Enfin, une nouvelle édition de l'ensemble sera donnée à Paris en 1842, tandis qu'une contrefaçon est publiée à Bruxelles la même année.

Epilogue

En 1791, Choiseul-Gouffier refuse de rentrer en France, alors qu'on lui propose les ambassades de Rome ou de Londres. Après la journée du 10 août 1792, il considère sa mission comme terminée : tandis que ses papiers et ses biens sont saisis en France, il quitte Constantinople pour Saint- Pétersbourg, où il est nommé par Catherine II à la tête de l'Académie et de la Bibliothèque impériales. Son fils, Antoine-Louis-Victor épousera la richissime comtesse Potocka. Rentré en France en 1802, Choiseul ne retrouvera un certain rôle politique qu'avec la Restauration, lorsque Louis XVIII le nommera pair de France et membre du Conseil privé.

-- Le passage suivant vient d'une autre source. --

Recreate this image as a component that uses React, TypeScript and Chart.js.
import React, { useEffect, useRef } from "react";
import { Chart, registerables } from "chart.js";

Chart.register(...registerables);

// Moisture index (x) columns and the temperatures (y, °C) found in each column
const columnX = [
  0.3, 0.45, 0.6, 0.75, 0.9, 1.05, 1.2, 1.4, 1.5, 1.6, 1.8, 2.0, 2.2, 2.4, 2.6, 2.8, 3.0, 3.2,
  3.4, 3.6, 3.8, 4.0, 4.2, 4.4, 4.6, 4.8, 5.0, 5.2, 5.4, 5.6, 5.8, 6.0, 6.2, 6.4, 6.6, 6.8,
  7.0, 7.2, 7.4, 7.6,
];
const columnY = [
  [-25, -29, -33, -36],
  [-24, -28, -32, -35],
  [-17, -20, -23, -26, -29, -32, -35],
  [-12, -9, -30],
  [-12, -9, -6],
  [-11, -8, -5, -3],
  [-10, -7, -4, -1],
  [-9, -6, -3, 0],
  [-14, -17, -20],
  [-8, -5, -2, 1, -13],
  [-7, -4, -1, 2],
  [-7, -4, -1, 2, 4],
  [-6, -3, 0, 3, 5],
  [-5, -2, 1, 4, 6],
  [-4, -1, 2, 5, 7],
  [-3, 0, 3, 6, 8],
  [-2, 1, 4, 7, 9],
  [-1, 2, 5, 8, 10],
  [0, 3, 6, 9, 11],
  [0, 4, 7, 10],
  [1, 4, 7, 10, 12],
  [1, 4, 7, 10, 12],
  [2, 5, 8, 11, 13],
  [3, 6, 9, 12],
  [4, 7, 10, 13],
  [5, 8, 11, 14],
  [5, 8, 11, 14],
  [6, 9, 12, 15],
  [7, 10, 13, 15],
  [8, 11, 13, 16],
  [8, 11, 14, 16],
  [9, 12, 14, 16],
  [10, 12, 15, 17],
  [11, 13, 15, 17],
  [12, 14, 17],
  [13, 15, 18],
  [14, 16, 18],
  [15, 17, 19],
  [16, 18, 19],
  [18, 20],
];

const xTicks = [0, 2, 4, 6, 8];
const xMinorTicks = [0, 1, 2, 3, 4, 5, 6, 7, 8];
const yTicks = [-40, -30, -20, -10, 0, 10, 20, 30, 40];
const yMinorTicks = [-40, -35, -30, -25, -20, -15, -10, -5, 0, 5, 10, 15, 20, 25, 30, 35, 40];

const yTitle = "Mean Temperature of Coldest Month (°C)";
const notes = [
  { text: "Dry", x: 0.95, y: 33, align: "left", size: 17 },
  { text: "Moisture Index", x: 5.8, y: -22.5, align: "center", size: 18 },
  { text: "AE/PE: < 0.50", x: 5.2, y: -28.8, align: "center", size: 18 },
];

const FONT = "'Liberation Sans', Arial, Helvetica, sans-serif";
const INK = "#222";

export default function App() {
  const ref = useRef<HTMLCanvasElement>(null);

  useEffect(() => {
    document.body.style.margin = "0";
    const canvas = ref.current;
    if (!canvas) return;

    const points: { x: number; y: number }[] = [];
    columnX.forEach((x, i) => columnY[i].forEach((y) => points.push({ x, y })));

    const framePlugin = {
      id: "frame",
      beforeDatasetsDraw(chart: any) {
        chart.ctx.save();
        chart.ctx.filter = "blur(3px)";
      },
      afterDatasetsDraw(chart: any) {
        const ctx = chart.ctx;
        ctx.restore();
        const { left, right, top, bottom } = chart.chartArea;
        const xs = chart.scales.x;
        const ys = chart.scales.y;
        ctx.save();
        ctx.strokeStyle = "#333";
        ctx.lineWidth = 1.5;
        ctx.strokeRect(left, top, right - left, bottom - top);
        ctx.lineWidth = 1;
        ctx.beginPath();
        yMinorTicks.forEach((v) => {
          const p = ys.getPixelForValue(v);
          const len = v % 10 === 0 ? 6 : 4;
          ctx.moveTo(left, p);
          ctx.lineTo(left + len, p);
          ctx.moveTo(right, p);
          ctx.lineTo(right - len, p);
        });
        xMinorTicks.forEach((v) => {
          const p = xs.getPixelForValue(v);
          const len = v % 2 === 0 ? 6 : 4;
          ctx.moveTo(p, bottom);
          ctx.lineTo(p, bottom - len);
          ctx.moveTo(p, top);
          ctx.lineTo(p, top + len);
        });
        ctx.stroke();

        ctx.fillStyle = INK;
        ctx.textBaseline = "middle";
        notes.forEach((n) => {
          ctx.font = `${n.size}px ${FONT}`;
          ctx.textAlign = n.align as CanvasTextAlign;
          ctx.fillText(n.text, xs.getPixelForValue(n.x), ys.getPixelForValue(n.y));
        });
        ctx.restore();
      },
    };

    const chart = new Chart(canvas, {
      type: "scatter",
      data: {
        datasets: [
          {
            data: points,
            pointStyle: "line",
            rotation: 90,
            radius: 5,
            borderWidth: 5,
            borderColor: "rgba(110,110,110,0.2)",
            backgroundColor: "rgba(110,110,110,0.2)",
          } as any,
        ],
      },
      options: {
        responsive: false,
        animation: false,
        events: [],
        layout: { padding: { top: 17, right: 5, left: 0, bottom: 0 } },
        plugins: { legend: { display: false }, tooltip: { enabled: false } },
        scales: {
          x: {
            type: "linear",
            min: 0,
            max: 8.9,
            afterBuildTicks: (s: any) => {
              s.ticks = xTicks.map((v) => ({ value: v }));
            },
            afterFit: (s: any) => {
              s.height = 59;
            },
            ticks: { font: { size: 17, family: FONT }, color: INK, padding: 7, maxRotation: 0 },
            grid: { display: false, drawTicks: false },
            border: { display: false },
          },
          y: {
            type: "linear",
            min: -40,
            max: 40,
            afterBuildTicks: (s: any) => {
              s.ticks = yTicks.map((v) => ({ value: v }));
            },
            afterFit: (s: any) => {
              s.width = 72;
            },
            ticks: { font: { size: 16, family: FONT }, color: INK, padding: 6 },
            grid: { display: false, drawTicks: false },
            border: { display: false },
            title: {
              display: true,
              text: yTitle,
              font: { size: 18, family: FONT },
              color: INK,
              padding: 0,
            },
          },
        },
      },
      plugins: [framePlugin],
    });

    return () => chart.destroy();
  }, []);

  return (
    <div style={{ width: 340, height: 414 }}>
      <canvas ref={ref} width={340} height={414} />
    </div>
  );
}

Il décédera à Aix-la-Chapelle en 1817.

Même si bien d'autres questions pourraient être posées, le Voyage pittoresque marque une date dans l'histoire de l'image de la Grèce en Europe à la fin de l'Ancien Régime. Sa publication manifeste avec éclat la redécouverte d'une Grèce jusque-là idéalisée, et que le périple de Choiseul permet de confronter plus directement avec la Grèce « réelle » et la situation géopolitique du temps. Le paradigme grec, ouvert avec la chute de Byzance, est alors près de se refermer, sur la conjoncture complètement différente qui sera celle des nationalités.

La dimension politique est au coeur du discours du philosophe et du réformateur Choiseul. Si on réussissait à réformer l'Empire ottoman, la fortune de la Grèce et de l'Europe orientale serait faite, et le progrès des Lumières assuré une solution également favorable à Vienne, qui trouverait un débouché vers l'Adriatique et la Mer Noire.

Pourtant, le temps n'est plus à la « douceur » des Lumières, mais à la problématique plus immédiate de la démocratie politique et des nationalités : l'ambassadeur échouera, autant face à l'inertie du gouvernement ottoman que pris de court par les événements parisiens. Enfin, l'ouvrage de Choiseul marque également un des sommets de la production graphique en France dans les années 1780, et son influence est certaine sur le plan de l'esthétique en général (les monuments et l'art de l'Antiquité) comme sur celui des « arts du livre » en particulier : Choiseul ouvre la somptueuse série des autres voyages pittoresques, qui se prolongera jusqu'à l'époque romantique : des livres où, toujours, l'accent est mis sur l'image, par rapport à laquelle le texte ne se construit que comme un commentaire. Le voyage des Lumières fait se rejoindre projet scientifique et objectif politique : après Choiseul, le projet se prolongera en s'institutionnalisant, qu'il s'agisse de la monumentale Description de l'Egypte, ou, en Grèce encore, de l'Expédition de Morée. Dans le même temps, les touristes se font progressivement plus nombreux vers la Grèce et le Levant, le Guide se substitue au Voyage pittoresque, et en 1807, l'Allemand Bartholdy se fait l'écho de ces transformations dans son Voyage en Grèce..., quand il écrit : en général, les voyages dans le Levant ne peuvent manquer de devenir de plus en plus commodes, et il est à prévoir que l'idée viendra bientôt à quelque spéculateur étranger ou indigène d'y établir de bonnes auberges. Mais ce qui n'arrivera pas de sitôt [...], c'est qu'on y ait des routes de voiture.